§ **MATERIAL**:
|---|
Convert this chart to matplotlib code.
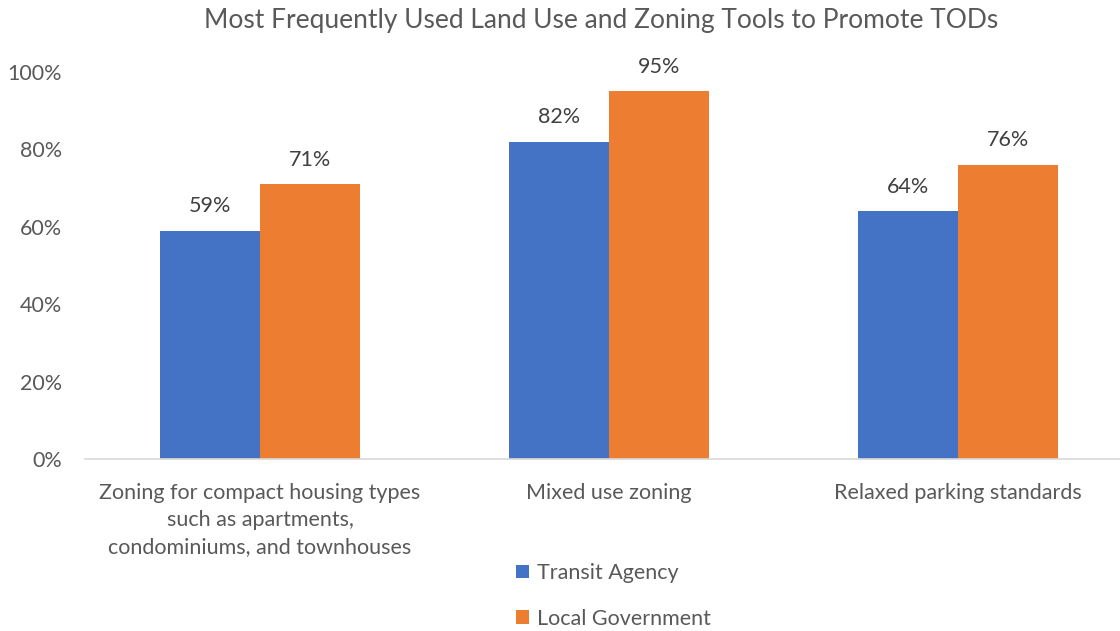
import matplotlib.pyplot as plt
import numpy as np

categories = ["Zoning for compact housing types\nsuch as apartments,\ncondominiums, and townhouses",
              "Mixed use zoning",
              "Relaxed parking standards"]
transit_agency = [59, 82, 64]
local_government = [71, 95, 76]
series_names = ["Transit Agency", "Local Government"]

plt.rcParams['font.family'] = ['Lato', 'DejaVu Sans']
gray = '#595959'

fig = plt.figure(figsize=(11.2, 6.31), dpi=100)
ax = fig.add_axes([85.5 / 1120, 172 / 631, 1047 / 1120, 387 / 631])

x = np.arange(len(categories))
w = 0.286
b1 = ax.bar(x - w / 2, transit_agency, w, color='#4472C4', label=series_names[0])
b2 = ax.bar(x + w / 2, local_government, w, color='#ED7D31', label=series_names[1])

for bars, vals in [(b1, transit_agency), (b2, local_government)]:
    for bar, v in zip(bars, vals):
        ax.text(bar.get_x() + bar.get_width() / 2, v + 3.8, f"{v}%",
                ha='center', va='bottom', fontsize=15.5, color='#404040')

ax.set_xlim(-0.5, 2.5)
ax.set_ylim(0, 100)
ax.set_yticks([0, 20, 40, 60, 80, 100])
ax.set_yticklabels([f"{t}%" for t in [0, 20, 40, 60, 80, 100]])
ax.set_xticks(x)
ax.set_xticklabels(categories, fontsize=15.5, color=gray, linespacing=1.45)
ax.tick_params(axis='y', labelsize=15.5, labelcolor=gray, length=0, pad=17)
ax.tick_params(axis='x', length=0, pad=17)
for s in ['top', 'right', 'left']:
    ax.spines[s].set_visible(False)
ax.spines['bottom'].set_color('#d9d9d9')
ax.spines['bottom'].set_linewidth(1.2)

fig.text(601 / 1120, 0.968, "Most Frequently Used Land Use and Zoning Tools to Promote TODs",
         ha='center', va='center', fontsize=19, color=gray)

fig.legend(handles=[b1, b2], loc='center left', bbox_to_anchor=(505 / 1120, 1 - 596 / 631),
           frameon=False, fontsize=15.5, labelcolor=gray, handlelength=0.6, handleheight=0.6,
           handletextpad=0.4, labelspacing=1.2, borderpad=0)

fig.savefig('out.png', dpi=100)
|---|
§ **WORK TO DO**: Return the material line for line, from its beginning to the line that contains "gray = '#595959'", with the pictures left out.

§ **RESULT OF THE EXERCISE**:
Convert this chart to matplotlib code.
import matplotlib.pyplot as plt
import numpy as np

categories = ["Zoning for compact housing types\nsuch as apartments,\ncondominiums, and townhouses",
              "Mixed use zoning",
              "Relaxed parking standards"]
transit_agency = [59, 82, 64]
local_government = [71, 95, 76]
series_names = ["Transit Agency", "Local Government"]

plt.rcParams['font.family'] = ['Lato', 'DejaVu Sans']
gray = '#595959'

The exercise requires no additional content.